Fil d'Ariane
Le 6 février, le Parlement européen approuve une proposition d’assouplissement réglementaire pour les végétaux issus de biotechnologies génomiques. Ainsi, cela permettrait de développer des végétaux plus résistants aux insectes ou aux aléas climatiques. Qu’est-ce que cela représente ?
Des drapeaux européens flottent devant le Parlement européen mercredi 7 février 2024 à Strasbourg, dans l'est de la France.
Promesse de semences plus résistantes selon leurs partisans, ou "nouveaux OGM" potentiellement dangereux, pour leurs détracteurs ? Les "nouvelles techniques génomiques" (NGT) vont bientôt pouvoir fleurir dans les champs des pays membres de l’Union européenne. À une courte majorité ( 307 voix pour, 236 contre, et 41 abstentions), le Parlement européen a approuvé un assouplissement des règles à leur sujet.
Le texte vise à exempter une partie des variétés issues des NGT des règles encadrant les organismes génétiquement modifiés (OGM). Toutefois, avant une adoption définitive du texte, des négociations doivent avoir lieu avec les États membres.

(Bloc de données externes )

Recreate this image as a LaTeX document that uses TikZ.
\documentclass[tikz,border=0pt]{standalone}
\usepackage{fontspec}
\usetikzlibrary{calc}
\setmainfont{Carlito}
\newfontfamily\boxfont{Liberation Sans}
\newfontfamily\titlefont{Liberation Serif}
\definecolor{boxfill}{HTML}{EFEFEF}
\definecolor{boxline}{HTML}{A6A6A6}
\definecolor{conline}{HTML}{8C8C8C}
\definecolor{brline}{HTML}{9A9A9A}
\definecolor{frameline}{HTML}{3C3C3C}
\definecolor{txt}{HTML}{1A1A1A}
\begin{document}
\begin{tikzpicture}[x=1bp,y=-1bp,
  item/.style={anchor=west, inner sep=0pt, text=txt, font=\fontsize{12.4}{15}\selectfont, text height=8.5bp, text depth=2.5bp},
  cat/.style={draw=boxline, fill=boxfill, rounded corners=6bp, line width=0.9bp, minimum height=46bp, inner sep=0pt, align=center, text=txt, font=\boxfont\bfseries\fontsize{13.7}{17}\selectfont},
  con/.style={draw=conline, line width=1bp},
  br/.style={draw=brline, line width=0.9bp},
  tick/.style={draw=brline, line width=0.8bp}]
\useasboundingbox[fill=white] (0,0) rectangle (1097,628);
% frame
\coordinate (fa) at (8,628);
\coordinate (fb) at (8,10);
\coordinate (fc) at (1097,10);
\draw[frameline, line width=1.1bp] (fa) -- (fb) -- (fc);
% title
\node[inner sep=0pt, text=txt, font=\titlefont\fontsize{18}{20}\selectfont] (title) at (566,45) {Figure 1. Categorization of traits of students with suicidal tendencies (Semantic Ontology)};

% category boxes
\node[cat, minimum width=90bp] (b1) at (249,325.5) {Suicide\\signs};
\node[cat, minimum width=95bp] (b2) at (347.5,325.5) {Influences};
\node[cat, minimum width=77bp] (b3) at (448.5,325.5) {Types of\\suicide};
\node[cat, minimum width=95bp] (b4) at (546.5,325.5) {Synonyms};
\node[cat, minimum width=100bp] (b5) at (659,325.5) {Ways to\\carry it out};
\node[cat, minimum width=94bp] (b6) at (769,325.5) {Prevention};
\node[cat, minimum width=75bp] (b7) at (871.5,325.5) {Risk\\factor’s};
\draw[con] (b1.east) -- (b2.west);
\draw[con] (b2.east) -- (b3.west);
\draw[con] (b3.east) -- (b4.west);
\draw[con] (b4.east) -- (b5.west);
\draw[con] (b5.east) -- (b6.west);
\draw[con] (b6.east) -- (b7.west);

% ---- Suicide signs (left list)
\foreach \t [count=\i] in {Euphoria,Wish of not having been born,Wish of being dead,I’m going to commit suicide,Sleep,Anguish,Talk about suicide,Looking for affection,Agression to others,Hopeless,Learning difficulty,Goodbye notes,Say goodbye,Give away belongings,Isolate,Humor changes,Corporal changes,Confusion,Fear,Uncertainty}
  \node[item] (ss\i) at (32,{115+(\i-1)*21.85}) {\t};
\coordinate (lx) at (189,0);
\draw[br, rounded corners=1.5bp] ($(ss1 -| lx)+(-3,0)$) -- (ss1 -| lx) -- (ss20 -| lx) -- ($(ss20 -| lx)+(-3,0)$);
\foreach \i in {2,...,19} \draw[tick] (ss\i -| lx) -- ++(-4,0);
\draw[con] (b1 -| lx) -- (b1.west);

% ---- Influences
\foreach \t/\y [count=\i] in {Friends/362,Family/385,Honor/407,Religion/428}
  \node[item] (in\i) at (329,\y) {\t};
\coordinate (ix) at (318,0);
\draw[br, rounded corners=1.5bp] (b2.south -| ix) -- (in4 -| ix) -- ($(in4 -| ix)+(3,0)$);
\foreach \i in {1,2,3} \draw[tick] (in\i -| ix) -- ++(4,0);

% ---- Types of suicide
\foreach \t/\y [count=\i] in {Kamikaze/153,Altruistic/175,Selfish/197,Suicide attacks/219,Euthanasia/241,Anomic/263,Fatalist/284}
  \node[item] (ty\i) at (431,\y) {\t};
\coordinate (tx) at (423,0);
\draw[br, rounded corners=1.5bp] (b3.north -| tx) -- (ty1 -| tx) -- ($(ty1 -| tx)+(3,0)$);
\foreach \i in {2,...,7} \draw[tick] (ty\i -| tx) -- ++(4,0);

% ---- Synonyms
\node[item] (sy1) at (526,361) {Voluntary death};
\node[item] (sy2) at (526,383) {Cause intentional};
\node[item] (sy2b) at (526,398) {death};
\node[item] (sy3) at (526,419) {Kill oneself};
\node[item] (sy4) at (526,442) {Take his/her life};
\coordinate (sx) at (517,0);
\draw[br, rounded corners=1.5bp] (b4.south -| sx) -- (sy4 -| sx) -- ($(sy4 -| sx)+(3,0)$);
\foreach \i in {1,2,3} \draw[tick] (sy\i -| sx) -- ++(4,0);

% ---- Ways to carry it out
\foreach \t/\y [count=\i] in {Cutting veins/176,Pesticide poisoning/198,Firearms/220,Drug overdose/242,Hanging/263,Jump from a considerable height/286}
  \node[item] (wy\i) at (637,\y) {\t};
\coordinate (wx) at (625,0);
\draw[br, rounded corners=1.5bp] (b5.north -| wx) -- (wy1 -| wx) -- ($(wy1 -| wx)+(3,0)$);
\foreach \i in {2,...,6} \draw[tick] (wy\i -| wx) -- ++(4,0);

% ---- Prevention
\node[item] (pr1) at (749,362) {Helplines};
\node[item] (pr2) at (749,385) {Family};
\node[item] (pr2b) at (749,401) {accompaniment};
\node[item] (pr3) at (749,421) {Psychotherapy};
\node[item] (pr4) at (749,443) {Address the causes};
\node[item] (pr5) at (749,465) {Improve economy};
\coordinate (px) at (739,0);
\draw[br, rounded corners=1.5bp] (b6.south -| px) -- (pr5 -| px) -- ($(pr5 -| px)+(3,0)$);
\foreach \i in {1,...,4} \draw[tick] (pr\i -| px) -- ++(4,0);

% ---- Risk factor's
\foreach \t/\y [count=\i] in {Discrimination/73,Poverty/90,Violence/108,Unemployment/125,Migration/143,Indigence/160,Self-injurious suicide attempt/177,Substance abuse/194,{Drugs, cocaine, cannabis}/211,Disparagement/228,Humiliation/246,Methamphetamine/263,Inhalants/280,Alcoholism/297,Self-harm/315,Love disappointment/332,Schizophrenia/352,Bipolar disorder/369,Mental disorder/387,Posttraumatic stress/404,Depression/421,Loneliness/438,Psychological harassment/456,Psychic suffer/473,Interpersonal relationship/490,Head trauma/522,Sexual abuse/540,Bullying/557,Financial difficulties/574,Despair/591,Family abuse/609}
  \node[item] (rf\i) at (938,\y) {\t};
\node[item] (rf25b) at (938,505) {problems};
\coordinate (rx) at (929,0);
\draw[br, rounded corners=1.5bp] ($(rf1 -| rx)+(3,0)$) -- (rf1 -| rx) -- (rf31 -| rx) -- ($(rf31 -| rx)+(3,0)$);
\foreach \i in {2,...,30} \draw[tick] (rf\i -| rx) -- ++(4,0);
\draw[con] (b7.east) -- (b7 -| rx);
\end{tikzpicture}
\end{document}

Le Parlement européen prévoit que les règles drastiques encadrant les OGM, à savoir une longue procédure d’autorisation, des études d’impact sanitaire, traçabilité, étiquetage, surveillance…, ne s’appliqueraient pas pour les semences et variétés manipulées par les NGT. Celles-ci peuvent présenter des modifications susceptibles de se produire naturellement ou via des croisements traditionnels.
Par ailleurs, ces NGT définies par un nombre restreint de mutations, qui ne seraient pas soumis à la réglementation des OGM, sont dits de “catégorie 1.” Les autres variétés de NGT, jugées non-équivalentes au conventionnel, seront toujours soumises au régime des OGM. Celles-ci sont placées dans la “catégorie 2”.

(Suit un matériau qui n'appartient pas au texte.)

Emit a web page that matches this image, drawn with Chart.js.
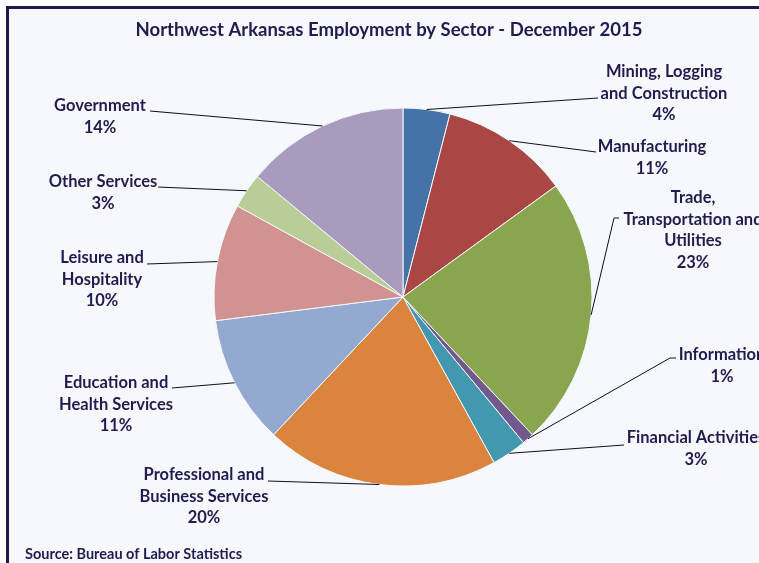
<!DOCTYPE html>
<html>
<head>
<meta charset="utf-8">
<title>Northwest Arkansas Employment by Sector</title>
<script src="https://cdn.jsdelivr.net/npm/chart.js@4.4.0/dist/chart.umd.min.js"></script>
<style>
  html, body { margin: 0; padding: 0; background: #ffffff; }
  #wrap { width: 759px; height: 563px; }
</style>
</head>
<body>
<div id="wrap"><canvas id="myChartSector" width="759" height="563"></canvas></div>
<script>
// Employment share by sector, December 2015 (percent)
const sectors = [
  "Mining, Logging and Construction",
  "Manufacturing",
  "Trade, Transportation and Utilities",
  "Information",
  "Financial Activities",
  "Professional and Business Services",
  "Education and Health Services",
  "Leisure and Hospitality",
  "Other Services",
  "Government"
];
const shares = [4, 11, 23, 1, 3, 20, 11, 10, 3, 14];

// how each sector name gets wrapped in its callout
const nameLines = [
  ["Mining, Logging", "and Construction"],
  ["Manufacturing"],
  ["Trade,", "Transportation and", "Utilities"],
  ["Information"],
  ["Financial Activities"],
  ["Professional and", "Business Services"],
  ["Education and", "Health Services"],
  ["Leisure and", "Hospitality"],
  ["Other Services"],
  ["Government"]
];

const sliceColors = [
  "#4572A7", "#AA4643", "#89A54E", "#71588F", "#4198AF",
  "#DB843D", "#93A9CF", "#D19392", "#B9CD96", "#A99BBD"
];

const titleText = "Northwest Arkansas Employment by Sector - December 2015";
const sourceText = "Source: Bureau of Labor Statistics";

// callout layout: text centre x, first line y, leader end point, optional elbow
const callouts = [
  { cx: 664, y: 72,  ex: 598, ey: 98 },
  { cx: 652, y: 147, ex: 596, ey: 152 },
  { cx: 693, y: 198, ex: 619, ey: 218, bx: 614, by: 218 },
  { cx: 722, y: 355, ex: 676, ey: 358, bx: 670, by: 358 },
  { cx: 696, y: 438, ex: 624, ey: 445 },
  { cx: 204, y: 475, ex: 268, ey: 481 },
  { cx: 116, y: 383, ex: 172, ey: 388 },
  { cx: 102, y: 258, ex: 147, ey: 264 },
  { cx: 103, y: 182, ex: 158, ey: 187 },
  { cx: 100, y: 106, ex: 150, ey: 111 }
];

const textColor = "#201C50";
const fontFamily = "Lato, 'Open Sans', sans-serif";
const lineGap = 21.5;

const frameAndLabels = {
  id: "frameAndLabels",
  beforeDraw(chart) {
    const ctx = chart.ctx;
    const w = chart.width;
    const h = chart.height;
    ctx.save();
    ctx.fillStyle = "#ffffff";
    ctx.fillRect(0, 0, w, h);
    ctx.fillStyle = "#F5F8FD";
    ctx.fillRect(7.5, 7.5, w, h);
    ctx.strokeStyle = "#1E1A4D";
    ctx.lineWidth = 3;
    ctx.strokeRect(7.5, 7.5, w + 10, h + 10);
    ctx.restore();
  },
  afterDraw(chart) {
    const ctx = chart.ctx;
    const arcs = chart.getDatasetMeta(0).data;
    const total = shares.reduce((a, b) => a + b, 0);
    ctx.save();

    // leader lines from the middle of each slice's rim
    ctx.strokeStyle = "#111111";
    ctx.lineWidth = 1;
    arcs.forEach((arc, i) => {
      const p = arc.getProps(["x", "y", "startAngle", "endAngle", "outerRadius"], true);
      const mid = (p.startAngle + p.endAngle) / 2;
      const sx = p.x + Math.cos(mid) * p.outerRadius;
      const sy = p.y + Math.sin(mid) * p.outerRadius;
      const c = callouts[i];
      ctx.beginPath();
      ctx.moveTo(sx, sy);
      if (c.bx !== undefined) ctx.lineTo(c.bx, c.by);
      ctx.lineTo(c.ex, c.ey);
      ctx.stroke();
    });

    // callout text
    ctx.fillStyle = textColor;
    ctx.font = "bold 16.5px " + fontFamily;
    ctx.textAlign = "center";
    ctx.textBaseline = "middle";
    arcs.forEach((arc, i) => {
      const c = callouts[i];
      const pct = Math.round(shares[i] / total * 100) + "%";
      const lines = nameLines[i].concat([pct]);
      lines.forEach((t, k) => ctx.fillText(t, c.cx, c.y + k * lineGap));
    });

    // title and source
    ctx.font = "bold 18.5px " + fontFamily;
    ctx.fillText(titleText, 389, 30);
    ctx.font = "bold 14.5px " + fontFamily;
    ctx.textAlign = "left";
    ctx.fillText(sourceText, 25, 554);
    ctx.restore();
  }
};

const dataSector = {
  labels: sectors,
  datasets: [
    {
      label: "Share of employment",
      data: shares,
      backgroundColor: sliceColors,
      borderColor: "#F5F8FD",
      borderWidth: 1
    }
  ]
};

const configSector = {
  type: "pie",
  data: dataSector,
  options: {
    responsive: false,
    animation: false,
    radius: 189,
    layout: { padding: { left: 47, right: 0, top: 31, bottom: 0 } },
    plugins: {
      legend: { display: false },
      tooltip: { enabled: false }
    }
  },
  plugins: [frameAndLabels]
};

const myChartSector = new Chart(document.getElementById("myChartSector"), configSector);
</script>
</body>
</html>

Les NGT offrent une multitude d'outils "éditant" le matériel génétique des plantes, afin d’améliorer leur rendement ou les rendre plus résistantes. Pour cela, ils désactivent un gène ou transfèrent des gènes issus d'une même espèce, mais sans ajout extérieur d'une autre espèce, contrairement aux OGM "transgéniques". De cette manière, les NGT apparaissent comme une solution pour s’adapter au réchauffement climatique, tout en restant compétitif sur le marché international.
Pascal Canfin (Renew, centriste), président de la commission Environnement du Parlement, souligne que d’après le texte du Parlement européen, les semences de NGT seront autorisées "uniquement à condition qu'elles soient associées à une baisse des produits phytosanitaire, ou à un objectif d'adaptation au changement climatique.”

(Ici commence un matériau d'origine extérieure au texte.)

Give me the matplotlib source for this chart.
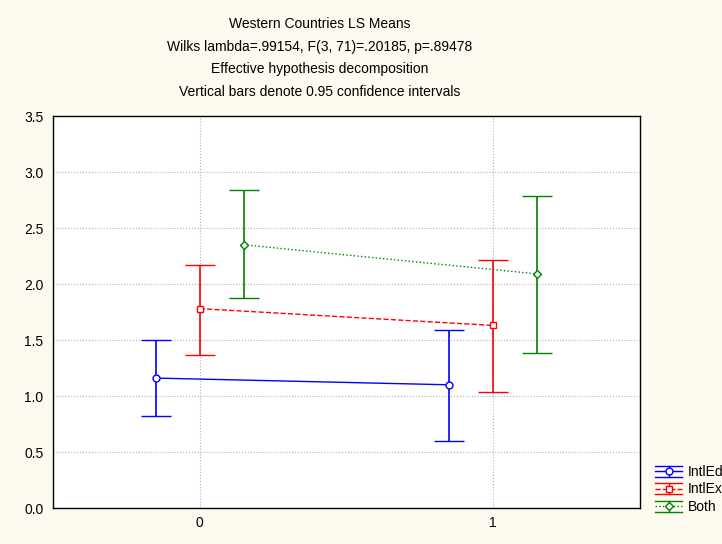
import numpy as np
import matplotlib.pyplot as plt
from matplotlib.lines import Line2D
from matplotlib.legend_handler import HandlerBase

plt.rcParams['font.family'] = ['Liberation Sans', 'DejaVu Sans']

# LS means and 95% confidence limits per group, at levels 0 and 1
levels = [0, 1]
groups = ["IntlEduc", "IntlExp", "Both"]
means = {
    "IntlEduc": [1.16, 1.10],
    "IntlExp": [1.78, 1.63],
    "Both": [2.35, 2.09],
}
lower = {
    "IntlEduc": [0.82, 0.60],
    "IntlExp": [1.37, 1.04],
    "Both": [1.875, 1.38],
}
upper = {
    "IntlEduc": [1.50, 1.59],
    "IntlExp": [2.17, 2.21],
    "Both": [2.84, 2.79],
}

styles = {
    "IntlEduc": dict(color="#0000FF", marker="o", ls="-", off=-0.15, ms=5),
    "IntlExp": dict(color="#FF0000", marker="s", ls="--", off=0.0, ms=5),
    "Both": dict(color="#008000", marker="D", ls=":", off=0.15, ms=4.5),
}


class ErrbarHandler(HandlerBase):
    # legend key: caps on top and bottom, whisker, styled line and marker
    def create_artists(self, legend, orig, xd, yd, width, height, fontsize, trans):
        x0, y0 = -xd, -yd
        xc, ym = x0 + width / 2, y0 + height / 2
        c = orig.get_color()
        arts = [
            Line2D([x0, x0 + width], [y0 + height] * 2, color=c, lw=1),
            Line2D([x0, x0 + width], [y0] * 2, color=c, lw=1),
            Line2D([xc, xc], [y0, y0 + height], color=c, lw=1),
            Line2D([x0, x0 + width], [ym, ym], color=c, lw=1, ls=orig.get_linestyle()),
            Line2D([xc], [ym], color=c, marker=orig.get_marker(), ms=orig.get_markersize(),
                   mfc="white", mec=c, mew=1, ls="none"),
        ]
        for a in arts:
            a.set_transform(trans)
        return arts


fig = plt.figure(figsize=(7.22, 5.44), dpi=100, facecolor="#FDFAF0")
ax = fig.add_axes([53 / 722, 1 - 508 / 544, 587 / 722, 392 / 544])
ax.set_facecolor("white")

proxies = []
for g in groups:
    st = styles[g]
    x = np.array(levels) + st["off"]
    m = np.array(means[g])
    err = [m - np.array(lower[g]), np.array(upper[g]) - m]
    ax.errorbar(x, m, yerr=err, color=st["color"], ls=st["ls"], lw=1,
                marker=st["marker"], ms=st["ms"], mfc="white", mec=st["color"],
                mew=1, capsize=10.8, capthick=1, elinewidth=1.2, zorder=3)
    proxies.append(Line2D([], [], color=st["color"], ls=st["ls"],
                          marker=st["marker"], ms=st["ms"]))

ax.set_xlim(-0.5, 1.5)
ax.set_ylim(0, 3.5)
ax.set_xticks(levels)
ax.set_yticks(np.arange(0, 3.51, 0.5))
ax.yaxis.set_major_formatter(plt.FormatStrFormatter("%.1f"))
ax.tick_params(length=0, labelsize=10)
ax.tick_params(axis="y", pad=7)
ax.tick_params(axis="x", pad=6)
ax.grid(True, color="#B0B0B0", ls=":", lw=0.8)
for sp in ax.spines.values():
    sp.set_color("black")
    sp.set_linewidth(1)

title_lines = ["Western Countries LS Means",
               "Wilks lambda=.99154, F(3, 71)=.20185, p=.89478",
               "Effective hypothesis decomposition",
               "Vertical bars denote 0.95 confidence intervals"]
for i, line in enumerate(title_lines):
    fig.text(320 / 722, 1 - (24 + 22.7 * i) / 544, line, ha="center", va="center",
             fontsize=10)

fig.legend(proxies, groups, loc="upper left", bbox_to_anchor=(655 / 722, 1 - 465 / 544),
           handler_map={Line2D: ErrbarHandler()},
           frameon=False, fontsize=10, handlelength=1.95, handleheight=0.85,
           handletextpad=0.4, labelspacing=0.25, borderaxespad=0, borderpad=0)

fig.savefig("out.png", dpi=100, facecolor=fig.get_facecolor())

Ce texte "était une attente importante des agriculteurs, je pense que c'est une bonne nouvelle, qui montre que l'Europe et le Pacte vert ne fournissent pas que des contraintes mais aussi des solutions supplémentaires", estime Pascal Canfin auprès de l'AFP. Cependant, tous ne voient pas cela du même œil.
L'eurodéputé écologiste Benoît Biteau déplore un "triste jour pour la nature et les paysans". "Le combat ne s’arrêtera pas là", assure-t-il. À l'unisson des ONG environnementales, il met en avant le principe de précaution.
En France, l'Agence nationale de sécurité sanitaire de l’alimentation, de l’environnement et du travail (Anses) "a engagé, sur saisine des ministères chargés de l’environnement et de l’agriculture (...), une expertise sur les méthodes d’évaluation des risques des plantes NTG et leur impact socio-économique". Ses conclusions devraient être disponibles au premier trimestre 2024.
La veille du vote des eurodéputés sur les NGT, Sylvie Colas, secrétaire nationale de la Confédération paysanne s'inquiétait qu'il n'y ait ni évaluation, ni traçabilité ni étiquetage de ces "nouveaux OGM". Elle redoute une contamination de l'agriculture biologique et une "uniformisation" des cultures. "Voter pour ce texte c'est aller contre le droit des citoyens à choisir leur alimentation, c'est tuer la filière biologique, la culture paysanne, en supprimant la diversité de productions et c'est développer les pesticides et les engrais azotés", a-t-elle déclaré.